## Set task
Include in the output only the lines from the opening of the records through the line containing "fig = plt.figure(figsize=(W/100, H/100), dpi=100)", each printed exactly; pictures are omitted.

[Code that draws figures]
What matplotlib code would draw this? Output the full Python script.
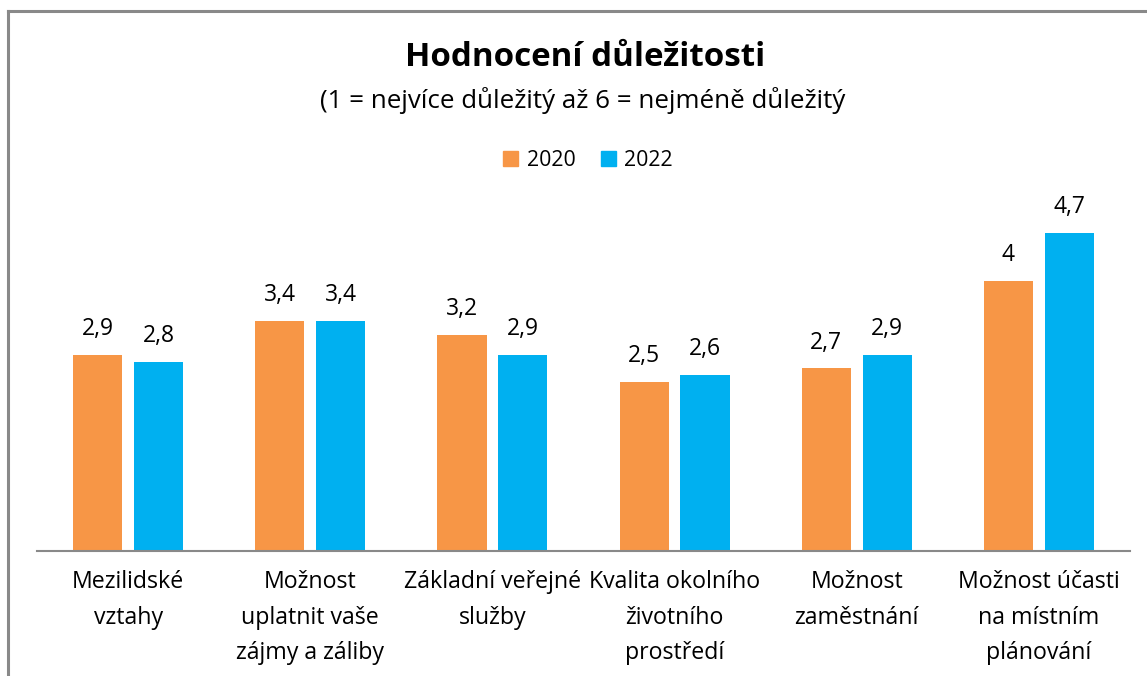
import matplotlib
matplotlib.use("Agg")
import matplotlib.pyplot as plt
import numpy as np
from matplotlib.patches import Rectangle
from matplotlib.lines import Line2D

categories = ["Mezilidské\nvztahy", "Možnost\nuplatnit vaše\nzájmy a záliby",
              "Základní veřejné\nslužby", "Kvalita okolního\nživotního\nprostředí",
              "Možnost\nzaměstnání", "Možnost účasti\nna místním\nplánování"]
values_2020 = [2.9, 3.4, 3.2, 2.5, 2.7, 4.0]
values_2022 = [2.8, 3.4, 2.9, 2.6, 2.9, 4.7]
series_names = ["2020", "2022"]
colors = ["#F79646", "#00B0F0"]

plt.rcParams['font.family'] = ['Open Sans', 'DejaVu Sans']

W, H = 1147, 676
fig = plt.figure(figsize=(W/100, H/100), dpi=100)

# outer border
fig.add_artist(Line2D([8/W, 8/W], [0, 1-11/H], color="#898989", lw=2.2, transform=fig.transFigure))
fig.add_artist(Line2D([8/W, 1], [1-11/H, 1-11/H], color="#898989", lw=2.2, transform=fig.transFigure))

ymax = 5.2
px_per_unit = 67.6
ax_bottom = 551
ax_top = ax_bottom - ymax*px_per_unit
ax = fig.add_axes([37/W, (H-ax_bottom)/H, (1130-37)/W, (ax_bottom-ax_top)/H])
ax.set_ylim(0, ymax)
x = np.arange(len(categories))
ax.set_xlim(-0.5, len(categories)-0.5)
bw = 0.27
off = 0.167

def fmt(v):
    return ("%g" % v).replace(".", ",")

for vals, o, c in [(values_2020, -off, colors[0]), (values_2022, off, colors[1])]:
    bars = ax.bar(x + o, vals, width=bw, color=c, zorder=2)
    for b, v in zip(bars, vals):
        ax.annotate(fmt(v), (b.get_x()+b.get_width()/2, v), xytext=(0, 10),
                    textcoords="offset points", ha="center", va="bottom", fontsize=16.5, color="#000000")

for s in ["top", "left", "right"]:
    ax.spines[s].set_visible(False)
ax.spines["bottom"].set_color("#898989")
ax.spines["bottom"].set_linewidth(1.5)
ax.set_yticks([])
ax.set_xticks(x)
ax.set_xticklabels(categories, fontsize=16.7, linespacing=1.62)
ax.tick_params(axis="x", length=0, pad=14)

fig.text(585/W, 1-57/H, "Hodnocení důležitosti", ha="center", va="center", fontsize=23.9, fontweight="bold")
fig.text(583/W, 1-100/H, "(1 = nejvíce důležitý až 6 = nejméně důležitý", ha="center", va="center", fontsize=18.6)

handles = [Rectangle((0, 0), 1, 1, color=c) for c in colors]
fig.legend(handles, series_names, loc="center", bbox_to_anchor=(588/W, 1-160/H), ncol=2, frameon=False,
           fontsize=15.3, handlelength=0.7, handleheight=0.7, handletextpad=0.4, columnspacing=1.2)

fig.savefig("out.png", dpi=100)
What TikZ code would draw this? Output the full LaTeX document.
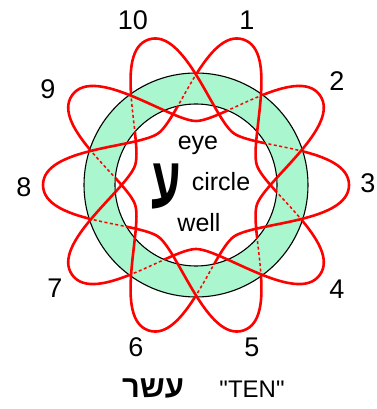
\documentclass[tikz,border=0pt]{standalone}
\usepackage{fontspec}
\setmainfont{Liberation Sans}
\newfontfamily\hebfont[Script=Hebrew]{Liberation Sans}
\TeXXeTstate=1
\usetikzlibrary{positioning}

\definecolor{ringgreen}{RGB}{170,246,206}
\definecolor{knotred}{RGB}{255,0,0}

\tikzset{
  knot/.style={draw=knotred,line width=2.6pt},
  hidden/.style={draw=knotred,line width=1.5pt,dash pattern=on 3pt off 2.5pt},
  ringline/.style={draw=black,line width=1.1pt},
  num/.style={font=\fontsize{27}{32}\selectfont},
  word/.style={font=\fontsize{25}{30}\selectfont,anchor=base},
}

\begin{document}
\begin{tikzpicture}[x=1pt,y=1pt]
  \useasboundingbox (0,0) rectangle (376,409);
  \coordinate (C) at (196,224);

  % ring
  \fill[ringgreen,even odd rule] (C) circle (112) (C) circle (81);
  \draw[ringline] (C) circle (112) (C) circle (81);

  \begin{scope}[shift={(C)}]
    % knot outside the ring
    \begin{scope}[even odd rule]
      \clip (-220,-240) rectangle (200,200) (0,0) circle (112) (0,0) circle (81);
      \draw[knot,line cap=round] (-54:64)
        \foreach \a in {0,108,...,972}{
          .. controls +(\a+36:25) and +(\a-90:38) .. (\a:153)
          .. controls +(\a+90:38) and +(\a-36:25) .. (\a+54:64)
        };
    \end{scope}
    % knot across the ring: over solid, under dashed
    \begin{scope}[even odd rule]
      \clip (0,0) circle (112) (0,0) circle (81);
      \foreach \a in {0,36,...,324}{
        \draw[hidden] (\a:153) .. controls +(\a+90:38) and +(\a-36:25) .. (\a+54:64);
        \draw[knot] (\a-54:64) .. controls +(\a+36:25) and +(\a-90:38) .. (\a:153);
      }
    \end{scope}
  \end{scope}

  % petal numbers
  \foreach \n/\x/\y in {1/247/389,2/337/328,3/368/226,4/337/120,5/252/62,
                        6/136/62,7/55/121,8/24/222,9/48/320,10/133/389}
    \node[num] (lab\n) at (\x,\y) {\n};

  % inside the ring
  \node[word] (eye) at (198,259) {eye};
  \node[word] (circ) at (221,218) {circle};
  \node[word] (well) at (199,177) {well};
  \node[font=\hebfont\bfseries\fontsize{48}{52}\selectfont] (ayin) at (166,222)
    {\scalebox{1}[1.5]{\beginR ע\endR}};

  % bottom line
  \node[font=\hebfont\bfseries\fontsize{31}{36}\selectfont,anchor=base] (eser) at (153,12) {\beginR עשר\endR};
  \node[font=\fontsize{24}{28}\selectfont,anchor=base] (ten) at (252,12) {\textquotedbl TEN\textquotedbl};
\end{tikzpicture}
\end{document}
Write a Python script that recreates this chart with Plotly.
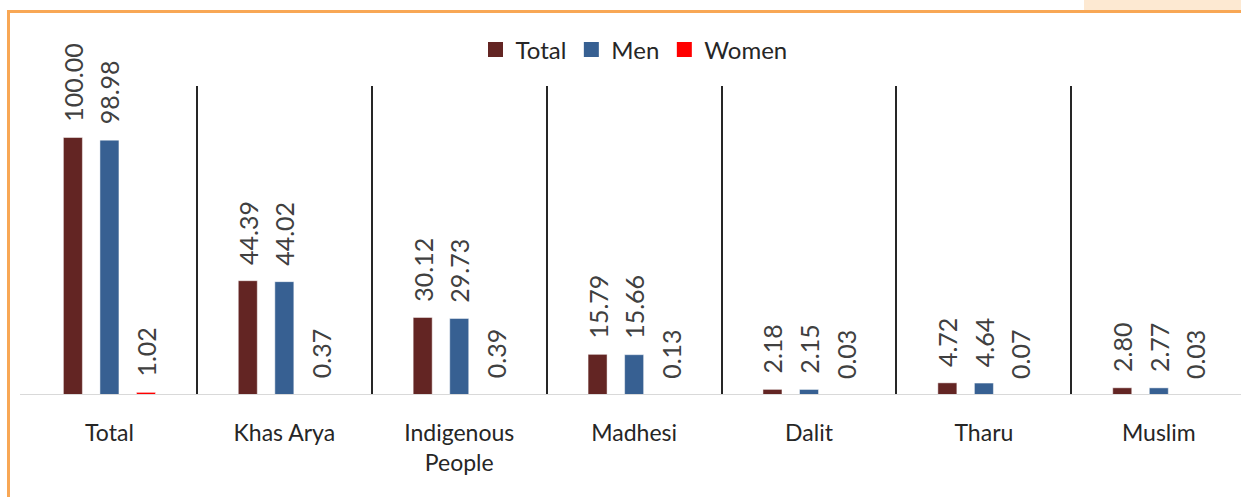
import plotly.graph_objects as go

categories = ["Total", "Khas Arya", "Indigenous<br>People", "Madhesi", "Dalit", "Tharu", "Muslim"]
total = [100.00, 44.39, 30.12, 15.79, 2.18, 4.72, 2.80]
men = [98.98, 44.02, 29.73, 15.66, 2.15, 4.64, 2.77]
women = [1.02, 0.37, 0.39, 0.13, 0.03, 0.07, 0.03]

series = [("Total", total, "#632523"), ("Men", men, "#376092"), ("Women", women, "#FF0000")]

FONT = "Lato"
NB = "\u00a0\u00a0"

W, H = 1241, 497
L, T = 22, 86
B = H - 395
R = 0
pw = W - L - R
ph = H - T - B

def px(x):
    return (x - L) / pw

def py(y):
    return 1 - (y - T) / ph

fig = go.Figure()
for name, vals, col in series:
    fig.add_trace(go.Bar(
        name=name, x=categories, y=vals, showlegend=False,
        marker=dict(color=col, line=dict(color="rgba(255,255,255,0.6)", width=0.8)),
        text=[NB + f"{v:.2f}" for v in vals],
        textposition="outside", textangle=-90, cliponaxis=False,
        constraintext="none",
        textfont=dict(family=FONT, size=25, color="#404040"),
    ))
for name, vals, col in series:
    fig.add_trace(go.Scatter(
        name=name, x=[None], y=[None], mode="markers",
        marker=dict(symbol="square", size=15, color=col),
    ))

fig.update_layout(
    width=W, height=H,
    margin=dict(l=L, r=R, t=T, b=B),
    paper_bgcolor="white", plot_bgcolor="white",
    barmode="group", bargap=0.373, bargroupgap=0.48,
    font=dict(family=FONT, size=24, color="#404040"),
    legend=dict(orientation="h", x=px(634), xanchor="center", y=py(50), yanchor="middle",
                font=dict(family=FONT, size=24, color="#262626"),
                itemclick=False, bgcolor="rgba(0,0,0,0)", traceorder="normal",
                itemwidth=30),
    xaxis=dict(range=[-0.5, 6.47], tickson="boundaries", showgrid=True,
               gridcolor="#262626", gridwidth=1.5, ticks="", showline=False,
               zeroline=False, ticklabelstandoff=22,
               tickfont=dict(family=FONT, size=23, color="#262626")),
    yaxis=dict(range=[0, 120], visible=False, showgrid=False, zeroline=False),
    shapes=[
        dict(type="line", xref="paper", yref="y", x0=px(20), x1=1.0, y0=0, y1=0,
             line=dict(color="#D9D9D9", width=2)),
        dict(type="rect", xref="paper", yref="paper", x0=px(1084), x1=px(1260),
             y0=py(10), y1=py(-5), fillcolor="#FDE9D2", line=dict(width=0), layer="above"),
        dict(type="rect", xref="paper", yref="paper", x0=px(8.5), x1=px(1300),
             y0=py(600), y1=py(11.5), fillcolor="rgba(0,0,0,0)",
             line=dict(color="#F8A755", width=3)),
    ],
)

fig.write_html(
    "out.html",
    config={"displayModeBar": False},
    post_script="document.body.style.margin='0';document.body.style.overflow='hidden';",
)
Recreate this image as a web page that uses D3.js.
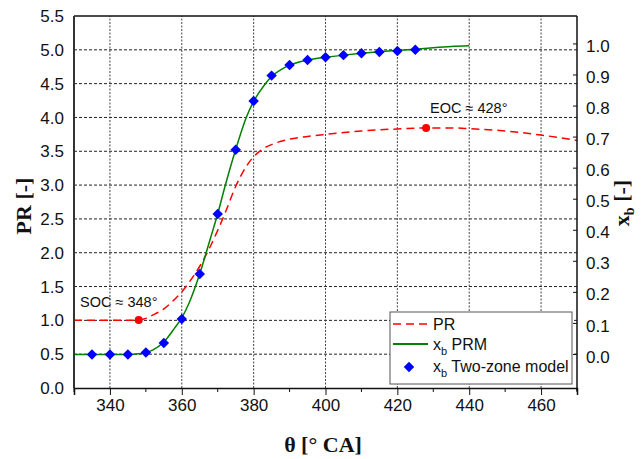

## Completed task
What matplotlib code would draw this? Output the full Python script.
import matplotlib
matplotlib.use("Agg")
import matplotlib.pyplot as plt
import numpy as np
from matplotlib.patches import Rectangle
from matplotlib.lines import Line2D

categories = ["Mezilidské\nvztahy", "Možnost\nuplatnit vaše\nzájmy a záliby",
              "Základní veřejné\nslužby", "Kvalita okolního\nživotního\nprostředí",
              "Možnost\nzaměstnání", "Možnost účasti\nna místním\nplánování"]
values_2020 = [2.9, 3.4, 3.2, 2.5, 2.7, 4.0]
values_2022 = [2.8, 3.4, 2.9, 2.6, 2.9, 4.7]
series_names = ["2020", "2022"]
colors = ["#F79646", "#00B0F0"]

plt.rcParams['font.family'] = ['Open Sans', 'DejaVu Sans']

W, H = 1147, 676
fig = plt.figure(figsize=(W/100, H/100), dpi=100)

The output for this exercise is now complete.